A Ba2 rating falls below investment grade, marking the first known instance of a U.S. public authority offering debt fully backed by Bitcoin.
Because most municipal bond funds and pension mandates require investment-grade holdings, the rating limits participation primarily to high-yield municipal investors, hedge funds, and crypto-focused allocators.
The issuance will consist of two series, 2026A-1 and 2026A-2, both maturing in 2029, according to Moody’s.
Holders of Series 2026A-2 may receive additional payments at maturity if Bitcoin appreciates beyond amounts required to cover principal, interest, and associated costs.
The borrowing entity, NH Cleanspark Borrower Trust 2026-1, is affiliated with CleanSpark, a publicly traded mining company that will pledge Bitcoin as collateral.
BitGo Bank & Trust will act as custodian, maintaining the digital assets in segregated wallets and overseeing potential liquidation to meet payment obligations.

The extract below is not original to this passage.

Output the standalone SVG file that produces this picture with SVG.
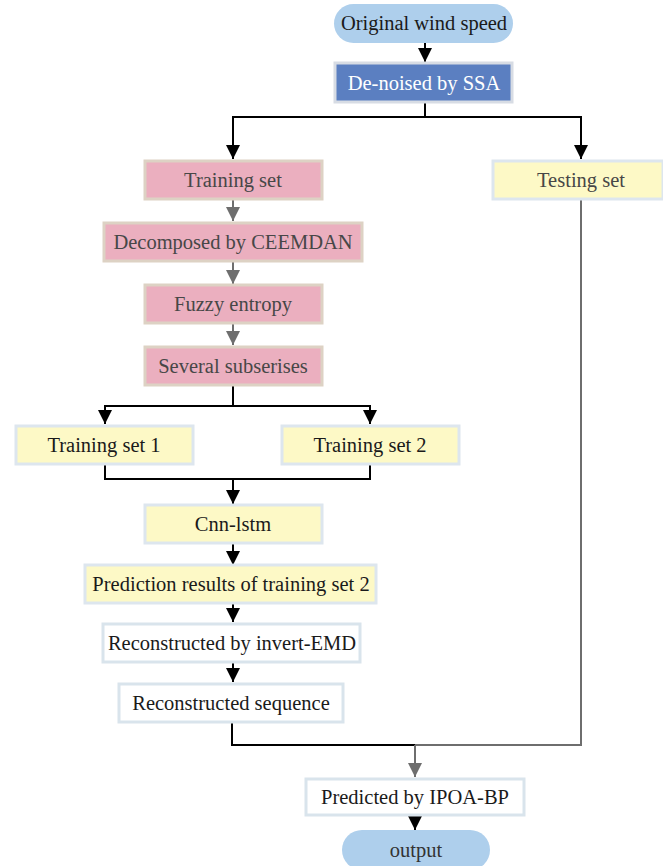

The bonds are structured as limited recourse obligations, payable solely from proceeds generated by the pledged Bitcoin.
No state funds guarantee repayment, and the BFA does not assume general obligation liability, separating the debt from taxpayer backing.
At launch, the collateral must maintain a 1.60x coverage ratio relative to the outstanding loan balance.
If the ratio declines to 1.40x, a mandatory full redemption of the bonds would be triggered.
Moody’s applied a 72.06% advance rate in its assessment, reflecting price volatility and an assumed two-day liquidation window for converting Bitcoin into cash.